The superego would likely say to us that we could be in the same position. We know we would be very upset if we lost that much money, so we are able to relate to the person who dropped it, so it encourages us to turn it in to the cashier in case the owner comes back.
This is exactly why this film is so terrifying yet also so relatable because we have all been in a situation where we have done something we shouldn’t have, leaving us constantly battling ourselves resulting in an empty well of our mental energy.
By the time Jerry finds out that he never had to act on any of these thoughts in the first place, it was too late. By then, he had murdered three people and kidnapped his therapist in a mad panic.
The contrast between Jerry’s dog and his cat is perfect. Cats are mischievous and are very independent animals. A cat would be much less likely to develop separation anxiety than a dog because they haven’t spend nearly enough time with humans as dogs have. Cats do tend to love their owners and are capable of showing affection, but they generally look out for themselves. Not to mention, cats are also notorious for living with frightening individuals in pop-culture.
Dogs are much more loyal and will often do specific things for their owner to please them. Dogs are also much more akin to feel guilty when they do something against their owner’s will or break something valuable that meant something important to their owner. Dogs have evolved over thousands and thousands of years to be man’s best friend.
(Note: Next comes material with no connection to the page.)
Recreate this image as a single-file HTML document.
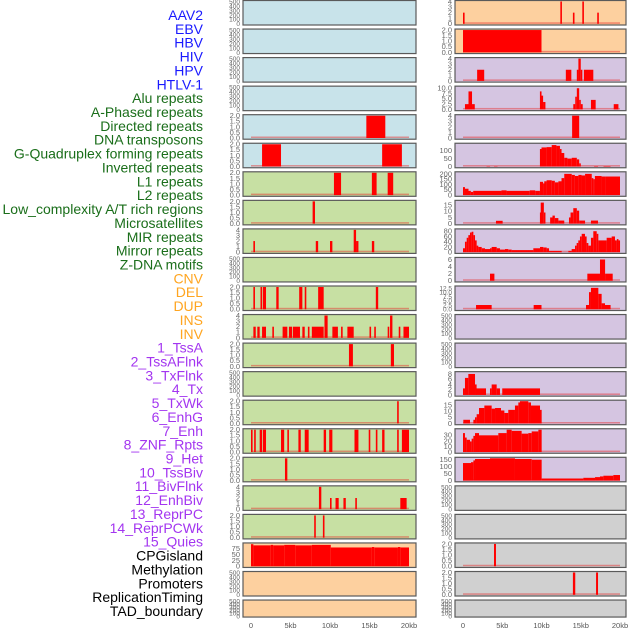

Jerry’s relationship with his pets is a perfect representation of his id and super-ego at work. In one point in the film, we see Bosco confess to Jerry that he will no longer support him, and even leaves his house to go into the wild. This scene is a great representation of Jerry’s superego, as the pain from his guilt becomes too much to bear. Right after Bosco leaves, Jerry commits suicide.
Conclusion
There are plenty more films involving a cat in the blueprint of the film’s story and themes. These are just examples that I personally found to be very intriguing. In any case, cats can be a great representation for dismay, as cats are very independent. When independence has become too important for an individual, it can lead to selfishness and possibly even psychotic behavior. I can’t think of any other animal that has a close relationship with humans that can be used in this manner. There are just way too many films of this nature to include in a single blog post, so expect some more cat action in future content.